También es la Alemania que obtiene superávit comercial exportando sus productos a los países del euro, la que más contribuye al magro presupuesto comunitario o la que impuso, en el rescate a Grecia, una quita a la deuda privada. La que mira para otro lado cuando el BCE se salta la prohibición de comprar deuda pública mediante estrambóticas operaciones con el FMI para que lo haga este, o prestando a los bancos nacionales para que ellos la compren, obteniendo un jugoso beneficio.
La Alemania de Merkel, por su peso en Europa y en el mundo, por su propio interés económico y, sobre todo, para convertir su indiscutible hegemonía en liderazgo legitimado, debería hacer lo contrario de lo que ha hecho esta semana en el Consejo Europeo informal: debería modular su concepción sobre la política económica necesaria, para tener en cuenta, mínimamente, las necesidades y posibilidades nacionales de los distintos países del euro y de la zona en su conjunto. En ese sentido, debería aprovechar la elección de Hollande, con su nuevo discurso europeísta, como “excusa” para introducir cuatro cambios importantes en su manera de contar y de actuar: primero, reforzar su compromiso con el proyecto del euro y con la idea de una Unión Europea que sea mucho más que una zona de libre cambio.
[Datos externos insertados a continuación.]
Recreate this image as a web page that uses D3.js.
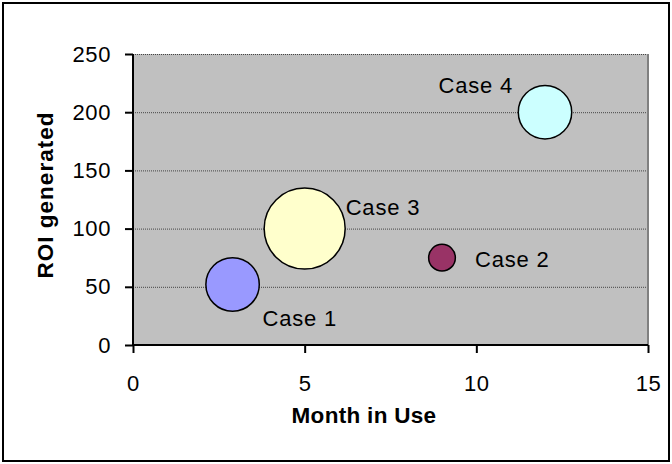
<!DOCTYPE html>
<html>
<head>
<meta charset="utf-8">
<script src="https://cdn.jsdelivr.net/npm/d3@7"></script>
<style>
  body { margin: 0; background: #fff; }
  svg text { font-family: Arial, "Liberation Sans", sans-serif; fill: #000; }
</style>
</head>
<body>
<div id="chart"></div>
<script>
// chart data
const caseNames = ["Case 1", "Case 2", "Case 3", "Case 4"];
const monthsInUse = [2.9, 9, 5, 12];
const roiGenerated = [52, 75, 100, 200];
const bubbleSizes = [20, 5, 46, 20];
const bubbleColors = ["#9999FF", "#993366", "#FFFFCC", "#CCFFFF"];
const xTicks = [0, 5, 10, 15];
const yTicks = [0, 50, 100, 150, 200, 250];

// label placement, relative to bubble centre (dragged labels in original)
const labelOffsets = [
	{ dx: 30, dy: 42, anchor: "start" },
	{ dx: 33, dy: 9, anchor: "start" },
	{ dx: 41, dy: -14, anchor: "start" },
	{ dx: -32, dy: -19, anchor: "end" }
];

const W = 672, H = 464;
const margin = { top: 54, right: 24, bottom: 119, left: 133 };
const width = W - margin.left - margin.right;
const height = H - margin.top - margin.bottom;

const svg = d3.select("#chart").append("svg")
	.attr("width", W)
	.attr("height", H);

// outer frame
svg.append("rect")
	.attr("x", 3).attr("y", 3)
	.attr("width", W - 6).attr("height", H - 6)
	.attr("fill", "#fff")
	.attr("stroke", "#000")
	.attr("stroke-width", 2);

const g = svg.append("g")
	.attr("transform", "translate(" + margin.left + "," + margin.top + ")");

const x = d3.scaleLinear().domain([0, 15]).range([0, width]);
const y = d3.scaleLinear().domain([0, 250]).range([height, 0]);
const r = d3.scaleSqrt().domain([0, d3.max(bubbleSizes)]).range([0, 40.5]);

// plot area
g.append("rect")
	.attr("width", width)
	.attr("height", height)
	.attr("fill", "#C0C0C0");

// gridlines
g.selectAll(".grid")
	.data(yTicks.filter(d => d > 0))
	.enter().append("line")
	.attr("class", "grid")
	.attr("x1", 0).attr("x2", width)
	.attr("y1", d => y(d) + 0.5).attr("y2", d => y(d) + 0.5)
	.attr("stroke", "#444")
	.attr("stroke-width", 1)
	.attr("stroke-dasharray", "1,1");

// right edge of plot area
g.append("line")
	.attr("x1", width).attr("x2", width)
	.attr("y1", 0).attr("y2", height)
	.attr("stroke", "#808080")
	.attr("stroke-width", 2);

// axes
const xAxis = d3.axisBottom(x).tickValues(xTicks).tickSize(8).tickPadding(22);
const yAxis = d3.axisLeft(y).tickValues(yTicks).tickSize(8).tickPadding(14);

const xg = g.append("g")
	.attr("transform", "translate(0," + height + ")")
	.call(xAxis);
const yg = g.append("g").call(yAxis);

[xg, yg].forEach(a => {
	a.select(".domain").attr("stroke", "#000").attr("stroke-width", 2);
	a.selectAll(".tick line").attr("stroke", "#000").attr("stroke-width", 2);
	a.selectAll(".tick text")
		.style("font-size", "22px")
		.style("letter-spacing", "0.6px");
});
xg.select(".domain").attr("d", "M0,0H" + width);
yg.select(".domain").attr("d", "M0," + height + "V0");

// bubbles, big ones first
const idx = d3.range(caseNames.length).sort((a, b) => bubbleSizes[b] - bubbleSizes[a]);

g.selectAll(".bubble")
	.data(idx)
	.enter().append("circle")
	.attr("class", "bubble")
	.attr("cx", i => x(monthsInUse[i]))
	.attr("cy", i => y(roiGenerated[i]))
	.attr("r", i => r(bubbleSizes[i]))
	.attr("fill", i => bubbleColors[i])
	.attr("stroke", "#000")
	.attr("stroke-width", 1.5);

g.selectAll(".case-label")
	.data(d3.range(caseNames.length))
	.enter().append("text")
	.attr("class", "case-label")
	.attr("x", i => x(monthsInUse[i]) + labelOffsets[i].dx)
	.attr("y", i => y(roiGenerated[i]) + labelOffsets[i].dy)
	.attr("text-anchor", i => labelOffsets[i].anchor)
	.style("font-size", "22px")
	.style("letter-spacing", "0.8px")
	.text(i => caseNames[i]);

// axis titles
svg.append("text")
	.attr("x", 364)
	.attr("y", 423)
	.attr("text-anchor", "middle")
	.style("font-size", "22.5px")
	.style("font-weight", "bold")
	.style("letter-spacing", "0.3px")
	.text("Month in Use");

svg.append("text")
	.attr("transform", "translate(53,195) rotate(-90)")
	.attr("text-anchor", "middle")
	.style("font-size", "22.5px")
	.style("font-weight", "bold")
	.style("letter-spacing", "1px")
	.text("ROI generated");
</script>
</body>
</html>
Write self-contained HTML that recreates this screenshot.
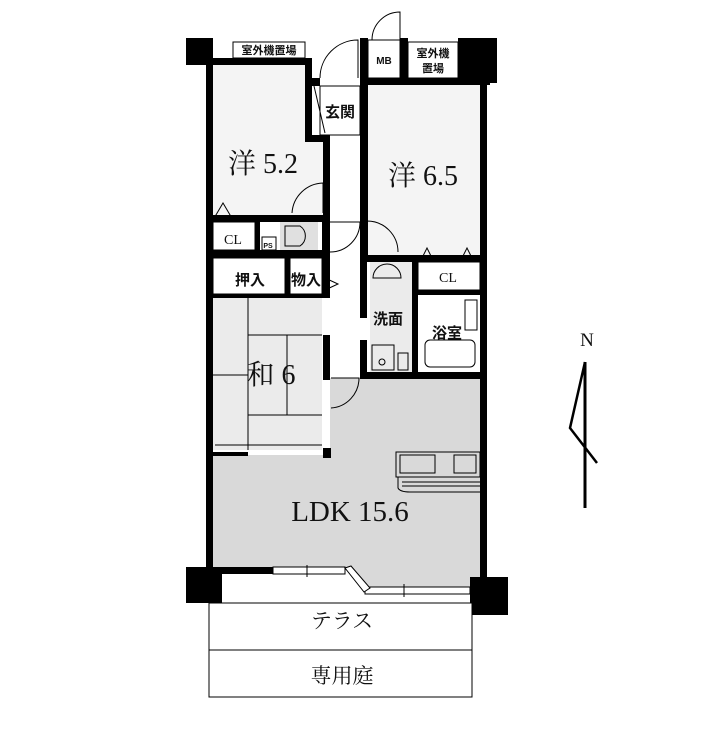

Segundo, acelerar la entrada en vigor del nuevo Fondo de rescate europeo, utilizándolo como sustituto del BCE en sus intervenciones en los mercados de deuda soberana. Tercero, reconocer que la situación económica ha empeorado de manera significativa en algunos países, como España, Grecia y Portugal, justificando con ello un aplazamiento del calendario de cumplimiento de los objetivos de déficit dado que la recesión económica impacta negativamente al reducir los ingresos como ocurrió aquí en 2011. Por último, lanzar un Plan europeo de reactivación y crecimiento para infraestructuras y pymes, centrado en los países con mayores dificultades. Este plan podría financiarse a través del BEI y, emitiendo eurobonos finalistas.
No es esta la primera crisis que atraviesa el proceso de construcción europea. Pero si es la más profunda porque se produce con un elevado nivel de integración (euro) y porque no admite más que saltar hacia adelante, si no queremos que todo lo construido desde 1957 como instrumento para evitar otra guerra en el continente, salte por los aires.